The playbook structure is the same regardless of vendor - you just use different modules. Makes sense once you wrap your head around it.


Next Steps

Things I want to add:

  • Scheduled backups (cron job running the backup playbook)
  • Config drift detection (compare running config vs intended config)
  • Port configuration playbook
  • User management playbook
  • Maybe integrate with Git for version control

For now though, I can backup configs and deploy VLANs automatically.
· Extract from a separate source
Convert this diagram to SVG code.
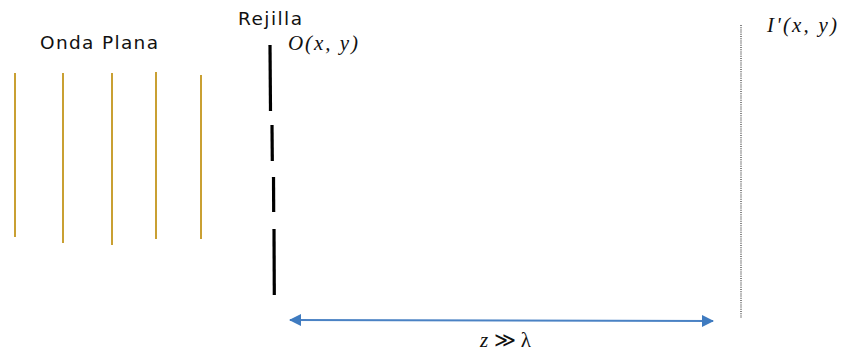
<svg xmlns="http://www.w3.org/2000/svg" width="841" height="354" viewBox="0 0 841 354">
<style>
.lbl{font-family:"DejaVu Sans","Liberation Sans",sans-serif;font-size:18.5px;fill:#111}
.math{font-family:"Liberation Serif","DejaVu Serif",serif;font-style:italic;font-size:21px;fill:#111}
.wave{stroke:#c9a033;stroke-width:2;fill:none}
.slit{stroke:#000;stroke-width:3.2;fill:none}
.screen{stroke:#666;stroke-width:1.6;stroke-dasharray:1 1.2;fill:none}
.dim{stroke:#4a82c4;stroke-width:2;fill:none}
</style>
<defs>
<marker id="ah" viewBox="0 0 12 12" refX="11" refY="6" markerWidth="12" markerHeight="12" markerUnits="userSpaceOnUse" orient="auto-start-reverse">
<path d="M0,0 L12,6 L0,12 Z" fill="#3f7bc0"/>
</marker>
</defs>
<rect width="841" height="354" fill="#fff"/>
<g id="onda-plana">
<line class="wave" x1="15" y1="73" x2="15" y2="237"/>
<line class="wave" x1="63" y1="73" x2="63" y2="243"/>
<line class="wave" x1="112" y1="73" x2="112" y2="245"/>
<line class="wave" x1="156" y1="72" x2="156" y2="239"/>
<line class="wave" x1="201" y1="75" x2="201" y2="239"/>
<text class="lbl" x="40" y="49" textLength="118" lengthAdjust="spacing">Onda Plana</text>
</g>
<g id="rejilla">
<line class="slit" x1="270" y1="45" x2="270.5" y2="111"/>
<line class="slit" x1="272" y1="125" x2="272.3" y2="161"/>
<line class="slit" x1="273.5" y1="177" x2="273.7" y2="212"/>
<line class="slit" x1="274" y1="229" x2="274.3" y2="295"/>
<text class="lbl" x="238" y="25" textLength="64" lengthAdjust="spacing">Rejilla</text>
<text class="math" x="288" y="50" textLength="70" lengthAdjust="spacing">O(x, y)</text>
</g>
<g id="pantalla">
<line class="screen" x1="741" y1="25" x2="741" y2="318"/>
<text class="math" x="767" y="32" textLength="70" lengthAdjust="spacing">I'(x, y)</text>
</g>
<g id="connectors">
<line class="dim" x1="290" y1="320" x2="713" y2="321" marker-start="url(#ah)" marker-end="url(#ah)"/>
<text class="math" x="480" y="347" style="font-style:normal" textLength="51" lengthAdjust="spacing"><tspan style="font-style:italic">z</tspan> ≫ λ</text>
</g>
</svg>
Good enough to get started.


Useful Commands

Quick Reference
# Test connection
ansible juniper_switches -i inventory/hosts.yml -m ping

# Run a single command
ansible juniper_switches -i inventory/hosts.yml -m junipernetworks.junos.junos_command -a "commands='show version'"

# Backup configs
ansible-playbook -i inventory/hosts.yml playbooks/backup_config.yml

# Deploy VLANs
ansible-playbook -i inventory/hosts.yml playbooks/deploy_vlans.yml

# Check status
ansible-playbook -i inventory/hosts.yml playbooks/check_status.yml

# Edit encrypted files
ansible-vault edit inventory/hosts.yml

# Verbose output (for debugging)
ansible-playbook -i inventory/hosts.yml playbooks/backup_config.yml -vvv

Final Thoughts

Ansible isn't as complicated as I thought it'd be. The hardest part was just figuring out the folder structure and where everything goes. Once you have a working example, you can just modify it for whatever you need.

The YAML syntax takes some getting used to - indentation matters a LOT. Two spaces, not tabs. Mess that up and nothing works.

But overall? Pretty solid tool. Way better than manually configuring stuff, especially when you're dealing with multiple devices.

Glad I took the time to set this up. Should make studying for JNCIA easier too since automation is part of that exam.


Project Structure Recap

Final Structure
JUNOS/
├── ansible.cfg
├── inventory/hosts.yml (encrypted)
├── group_vars/juniper_switches.yml
├── playbooks/
│   ├── backup_config.yml
│   ├── deploy_vlans.yml
│   └── check_status.yml
└── backups/

Clean, organized, automated. That's the goal.